Jackson Wagner comments on On OpenAI’s Safety and Alignment Philosophy

Jackson Wagner 11 Mar 2025 21:16 UTC
3 points
0
Maybe this is obvious / already common knowledge, but I noticed that OpenAI’s post seems to be embracing an AI control agenda for their future superalignment plans. The heading “iterative development” in the section “Our Core Principles” says the following (emphasis mine):
It’s an advantage for safety that AI models have been growing in usefulness steadily over the years, making it possible for the world to experience incrementally better capabilities. This allows the world to engage with the technology as it evolves, helping society better understand and adapt to these systems while providing valuable feedback on their risks and benefits. Such iterative deployment helps us understand threats from real world use⁠ and guides the research for the next generation of safety measures, systems, and practices.

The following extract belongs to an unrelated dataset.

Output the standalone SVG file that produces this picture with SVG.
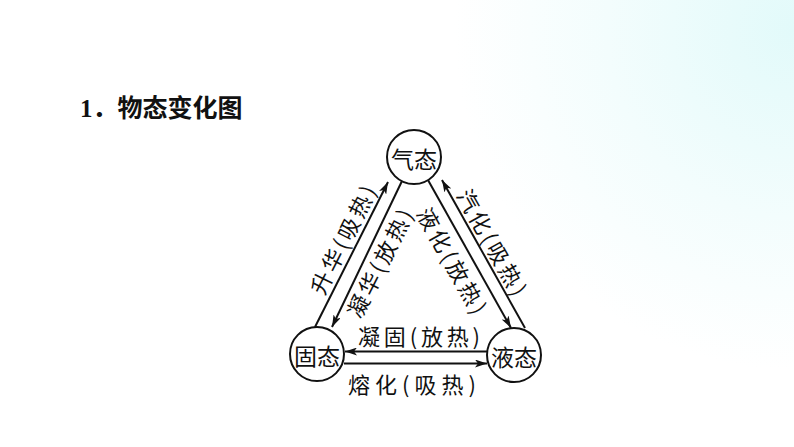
<svg xmlns="http://www.w3.org/2000/svg" width="794" height="447" viewBox="0 0 794 447">
<defs>
<radialGradient id="bg" cx="794" cy="30" r="340" gradientUnits="userSpaceOnUse">
<stop offset="0" stop-color="#e2fafa"/>
<stop offset="0.55" stop-color="#f3fdfd"/>
<stop offset="1" stop-color="#ffffff"/>
</radialGradient>
<marker id="ah" viewBox="0 0 12 8" refX="12" refY="4" markerWidth="12" markerHeight="8" markerUnits="userSpaceOnUse" orient="auto">
<path d="M0,0 L12,4 L0,8 L3,4 Z" fill="#111"/>
</marker>
<style>
.node circle{fill:#fff;stroke:#111;stroke-width:2}
.node text{font-family:"Noto Sans CJK SC",sans-serif;font-size:23px;fill:#111;text-anchor:middle;dominant-baseline:central}
.edge line{stroke:#111;stroke-width:2;marker-end:url(#ah)}
.lbl{font-family:"Noto Sans CJK SC",sans-serif;font-size:22px;fill:#111;text-anchor:middle;dominant-baseline:central}
.title{font-family:"Liberation Serif","Noto Sans CJK SC",serif;font-size:25px;font-weight:bold;fill:#111}
</style>
</defs>
<rect width="794" height="447" fill="url(#bg)"/>
<text class="title" x="80" y="117">1<tspan font-family="Noto Sans CJK SC, sans-serif">．物态变化图</tspan></text>
<g id="connectors" class="edge">
<line x1="315" y1="327" x2="388" y2="182"/>
<line x1="402" y1="181" x2="332" y2="327"/>
<line x1="428" y1="180" x2="511" y2="328"/>
<line x1="525" y1="328" x2="442" y2="180"/>
<line x1="487" y1="351.5" x2="345" y2="351.5"/>
<line x1="344" y1="363.5" x2="487" y2="363.5"/>
</g>
<g id="labels">
<text class="lbl" x="341.7" y="239" textLength="118" lengthAdjust="spacing" transform="rotate(-63.3 341.7 239)">升华(吸热)</text>
<text class="lbl" x="378.3" y="262.5" textLength="118" lengthAdjust="spacing" transform="rotate(-63.3 378.3 262.5)">凝华(放热)</text>
<text class="lbl" x="453.3" y="260" textLength="118" lengthAdjust="spacing" transform="rotate(60.7 453.3 260)">液化(放热)</text>
<text class="lbl" x="493.3" y="241.7" textLength="118" lengthAdjust="spacing" transform="rotate(60.7 493.3 241.7)">汽化(吸热)</text>
<text class="lbl" x="419" y="335" textLength="122" lengthAdjust="spacing">凝固(放热)</text>
<text class="lbl" x="412" y="383" textLength="128" lengthAdjust="spacing">熔化(吸热)</text>
</g>
<g id="node-gas" class="node"><circle cx="414" cy="157" r="27"/><text x="414" y="158">气态</text></g>
<g id="node-solid" class="node"><circle cx="317" cy="354" r="27"/><text x="317" y="355">固态</text></g>
<g id="node-liquid" class="node"><circle cx="514" cy="355" r="27"/><text x="514" y="356">液态</text></g>
</svg>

In the future, we may see scenarios where the model risks become unacceptable even relative to benefits. We’ll work hard to figure out how to mitigate those risks so that the benefits of the model can be realized. Along the way, we’ll likely test them in secure, controlled settings. We may deploy into constrained environments, limit to trusted users, or release tools, systems, or technologies developed by the AI rather than the AI itself. These approaches will require ongoing innovation to balance the need for empirical understanding with the imperative to manage risk. For example, making increasingly capable models widely available by sharing their weights should include considering a reasonable range of ways a malicious party could feasibly modify the model, including by finetuning (see our 2024 statement on open model weights⁠). We continue to develop the Preparedness Framework to help us navigate and react to increasing risks.
I think most people would read those bolded sentences as saying something like: “In the future, we might develop AI with a lot of misuse risk, ie AI that can generate compelling propaganda or create cyberattacks. So we reserve the right to restrict how we deploy our models (ie giving the biology tool only to cancer researchers, not to everyone on the internet).”
But as written, I think OpenAI intends the sentences above to ALSO cover scenarios like: “In the future, we might develop misaligned AIs that are actively scheming against us. If that happens, we reserve the right to continue to use those models internally, even though we know they’re misaligned, while using AI control techniques (‘deploy into constrained environments, limit to trusted users’, etc) to try and get useful superalignment work out of them anyways.”

I don’t have a take on the broader implications of this statement (trying to get useful work out of scheming AIs seems risky but also plausibly doable, and other approaches have their own risks, so idk). But I haven’t seen anyone else note this seeming policy statement of OpenAI’s, so I figured I’d write it up.